Aim> Retype each line of the listing below, from the first through the one holding "import pandas as pd", with no other lines.

**** Recorded information

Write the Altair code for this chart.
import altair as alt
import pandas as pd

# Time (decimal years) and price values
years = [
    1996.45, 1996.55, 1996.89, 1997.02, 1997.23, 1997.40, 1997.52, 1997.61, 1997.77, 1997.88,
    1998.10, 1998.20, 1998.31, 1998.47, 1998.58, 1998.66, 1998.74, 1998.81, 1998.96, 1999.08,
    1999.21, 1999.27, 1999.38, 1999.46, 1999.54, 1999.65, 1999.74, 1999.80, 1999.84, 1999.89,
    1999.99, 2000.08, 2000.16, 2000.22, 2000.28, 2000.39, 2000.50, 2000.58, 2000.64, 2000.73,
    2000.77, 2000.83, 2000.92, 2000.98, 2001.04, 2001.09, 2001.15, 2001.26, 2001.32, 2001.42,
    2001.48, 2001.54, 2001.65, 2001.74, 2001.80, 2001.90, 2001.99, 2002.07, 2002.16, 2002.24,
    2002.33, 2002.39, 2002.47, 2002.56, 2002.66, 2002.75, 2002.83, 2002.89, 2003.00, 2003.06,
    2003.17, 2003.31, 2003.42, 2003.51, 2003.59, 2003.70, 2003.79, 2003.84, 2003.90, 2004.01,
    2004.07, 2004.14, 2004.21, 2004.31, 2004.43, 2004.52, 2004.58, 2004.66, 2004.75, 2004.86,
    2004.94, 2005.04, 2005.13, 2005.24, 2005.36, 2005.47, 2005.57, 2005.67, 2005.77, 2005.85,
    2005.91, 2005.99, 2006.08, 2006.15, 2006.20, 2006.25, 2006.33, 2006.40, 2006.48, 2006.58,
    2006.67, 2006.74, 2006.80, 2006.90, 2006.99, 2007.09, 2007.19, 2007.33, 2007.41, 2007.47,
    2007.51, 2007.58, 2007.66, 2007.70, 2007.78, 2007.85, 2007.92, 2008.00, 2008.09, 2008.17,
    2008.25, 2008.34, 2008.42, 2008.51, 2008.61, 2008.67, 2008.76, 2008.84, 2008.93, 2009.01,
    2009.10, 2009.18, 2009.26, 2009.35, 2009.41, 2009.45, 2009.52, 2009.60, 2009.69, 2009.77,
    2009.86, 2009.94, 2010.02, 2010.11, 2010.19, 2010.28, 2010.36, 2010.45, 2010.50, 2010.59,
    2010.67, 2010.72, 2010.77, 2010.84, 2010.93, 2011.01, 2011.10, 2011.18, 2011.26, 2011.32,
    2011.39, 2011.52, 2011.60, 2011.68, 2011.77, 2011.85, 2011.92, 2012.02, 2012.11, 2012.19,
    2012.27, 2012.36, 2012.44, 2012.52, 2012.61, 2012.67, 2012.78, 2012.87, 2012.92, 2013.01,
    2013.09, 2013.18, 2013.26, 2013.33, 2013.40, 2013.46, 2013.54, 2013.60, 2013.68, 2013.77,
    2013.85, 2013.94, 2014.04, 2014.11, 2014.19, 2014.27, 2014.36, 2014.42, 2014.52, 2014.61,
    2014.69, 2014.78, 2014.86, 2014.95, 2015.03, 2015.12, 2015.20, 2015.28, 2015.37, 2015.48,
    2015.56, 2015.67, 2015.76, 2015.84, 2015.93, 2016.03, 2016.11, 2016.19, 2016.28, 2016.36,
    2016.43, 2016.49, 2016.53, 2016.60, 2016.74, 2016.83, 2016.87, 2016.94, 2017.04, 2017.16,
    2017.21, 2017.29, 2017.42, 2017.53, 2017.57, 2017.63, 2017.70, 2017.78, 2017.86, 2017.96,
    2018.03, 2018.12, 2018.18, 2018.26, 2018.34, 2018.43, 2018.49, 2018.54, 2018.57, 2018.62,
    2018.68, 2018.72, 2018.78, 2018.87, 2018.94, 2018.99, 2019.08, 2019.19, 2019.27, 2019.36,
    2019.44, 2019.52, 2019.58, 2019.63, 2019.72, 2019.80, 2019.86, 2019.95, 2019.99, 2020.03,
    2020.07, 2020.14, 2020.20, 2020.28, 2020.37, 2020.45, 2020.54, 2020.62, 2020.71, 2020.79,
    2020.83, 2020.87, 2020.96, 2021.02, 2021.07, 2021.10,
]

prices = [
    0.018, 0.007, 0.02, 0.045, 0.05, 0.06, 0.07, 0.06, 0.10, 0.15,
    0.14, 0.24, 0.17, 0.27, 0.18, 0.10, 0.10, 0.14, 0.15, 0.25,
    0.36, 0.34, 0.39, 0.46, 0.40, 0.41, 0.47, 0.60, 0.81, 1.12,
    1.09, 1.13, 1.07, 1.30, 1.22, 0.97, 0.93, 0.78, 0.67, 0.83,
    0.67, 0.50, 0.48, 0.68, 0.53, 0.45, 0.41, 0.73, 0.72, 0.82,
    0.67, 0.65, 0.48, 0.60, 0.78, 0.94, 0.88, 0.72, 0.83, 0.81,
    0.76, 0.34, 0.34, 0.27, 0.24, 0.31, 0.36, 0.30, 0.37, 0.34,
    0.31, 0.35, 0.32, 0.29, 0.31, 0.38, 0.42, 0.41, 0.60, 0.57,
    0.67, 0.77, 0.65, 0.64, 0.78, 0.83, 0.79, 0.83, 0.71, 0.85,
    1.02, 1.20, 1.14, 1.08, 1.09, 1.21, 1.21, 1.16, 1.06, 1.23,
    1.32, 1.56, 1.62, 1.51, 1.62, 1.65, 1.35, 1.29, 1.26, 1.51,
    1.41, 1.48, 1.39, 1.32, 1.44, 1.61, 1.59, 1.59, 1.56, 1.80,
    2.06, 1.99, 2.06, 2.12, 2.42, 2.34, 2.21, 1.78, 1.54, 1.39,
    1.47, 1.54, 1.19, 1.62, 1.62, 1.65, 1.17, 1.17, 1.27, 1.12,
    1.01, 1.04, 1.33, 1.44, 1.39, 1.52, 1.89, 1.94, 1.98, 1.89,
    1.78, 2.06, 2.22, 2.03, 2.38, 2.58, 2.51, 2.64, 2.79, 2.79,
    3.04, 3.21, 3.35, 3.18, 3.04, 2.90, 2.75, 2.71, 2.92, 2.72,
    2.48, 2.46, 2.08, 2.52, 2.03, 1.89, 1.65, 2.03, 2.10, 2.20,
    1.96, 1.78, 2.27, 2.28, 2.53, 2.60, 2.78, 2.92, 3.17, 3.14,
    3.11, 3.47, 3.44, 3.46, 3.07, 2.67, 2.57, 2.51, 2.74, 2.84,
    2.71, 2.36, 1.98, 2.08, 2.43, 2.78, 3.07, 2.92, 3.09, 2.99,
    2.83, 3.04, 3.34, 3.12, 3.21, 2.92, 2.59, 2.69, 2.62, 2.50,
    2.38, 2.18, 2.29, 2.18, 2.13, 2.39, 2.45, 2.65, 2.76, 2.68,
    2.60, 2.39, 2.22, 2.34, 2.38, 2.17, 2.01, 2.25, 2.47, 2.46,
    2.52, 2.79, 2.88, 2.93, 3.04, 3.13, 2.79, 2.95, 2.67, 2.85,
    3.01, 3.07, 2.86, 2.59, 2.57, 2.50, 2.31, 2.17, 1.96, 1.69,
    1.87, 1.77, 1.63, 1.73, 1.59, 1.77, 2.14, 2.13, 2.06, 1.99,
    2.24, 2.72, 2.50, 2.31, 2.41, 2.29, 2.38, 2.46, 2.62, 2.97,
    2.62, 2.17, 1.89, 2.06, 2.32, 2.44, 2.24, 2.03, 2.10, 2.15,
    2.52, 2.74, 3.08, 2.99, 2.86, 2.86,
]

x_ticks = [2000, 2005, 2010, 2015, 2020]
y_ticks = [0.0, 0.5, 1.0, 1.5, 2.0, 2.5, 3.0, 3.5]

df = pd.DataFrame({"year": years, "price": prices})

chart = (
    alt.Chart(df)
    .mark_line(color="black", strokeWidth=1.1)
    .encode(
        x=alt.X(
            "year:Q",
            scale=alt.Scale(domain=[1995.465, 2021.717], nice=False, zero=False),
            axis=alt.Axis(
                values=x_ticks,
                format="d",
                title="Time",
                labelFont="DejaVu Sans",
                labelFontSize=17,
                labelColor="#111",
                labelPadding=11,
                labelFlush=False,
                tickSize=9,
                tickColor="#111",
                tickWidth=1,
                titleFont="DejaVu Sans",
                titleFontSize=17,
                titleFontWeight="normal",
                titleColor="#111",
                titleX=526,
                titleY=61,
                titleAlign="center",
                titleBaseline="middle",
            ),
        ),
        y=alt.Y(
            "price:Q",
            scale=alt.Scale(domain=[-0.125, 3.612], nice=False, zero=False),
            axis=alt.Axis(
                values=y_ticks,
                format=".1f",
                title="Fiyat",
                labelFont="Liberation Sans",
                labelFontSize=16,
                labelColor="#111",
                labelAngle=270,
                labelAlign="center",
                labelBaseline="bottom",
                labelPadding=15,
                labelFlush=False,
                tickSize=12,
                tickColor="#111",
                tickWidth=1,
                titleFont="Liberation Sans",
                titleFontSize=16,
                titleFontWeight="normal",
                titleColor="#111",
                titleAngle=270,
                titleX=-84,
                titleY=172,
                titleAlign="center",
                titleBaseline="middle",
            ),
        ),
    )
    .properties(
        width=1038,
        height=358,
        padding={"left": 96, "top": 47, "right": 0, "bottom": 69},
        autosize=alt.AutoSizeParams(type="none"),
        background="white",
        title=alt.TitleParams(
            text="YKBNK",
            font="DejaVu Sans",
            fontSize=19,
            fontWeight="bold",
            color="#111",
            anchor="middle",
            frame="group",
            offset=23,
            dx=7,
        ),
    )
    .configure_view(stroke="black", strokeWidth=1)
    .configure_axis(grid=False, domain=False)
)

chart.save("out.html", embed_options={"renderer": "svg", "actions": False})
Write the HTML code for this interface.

********

Solved problem>
Write the Altair code for this chart.
import altair as alt
import pandas as pd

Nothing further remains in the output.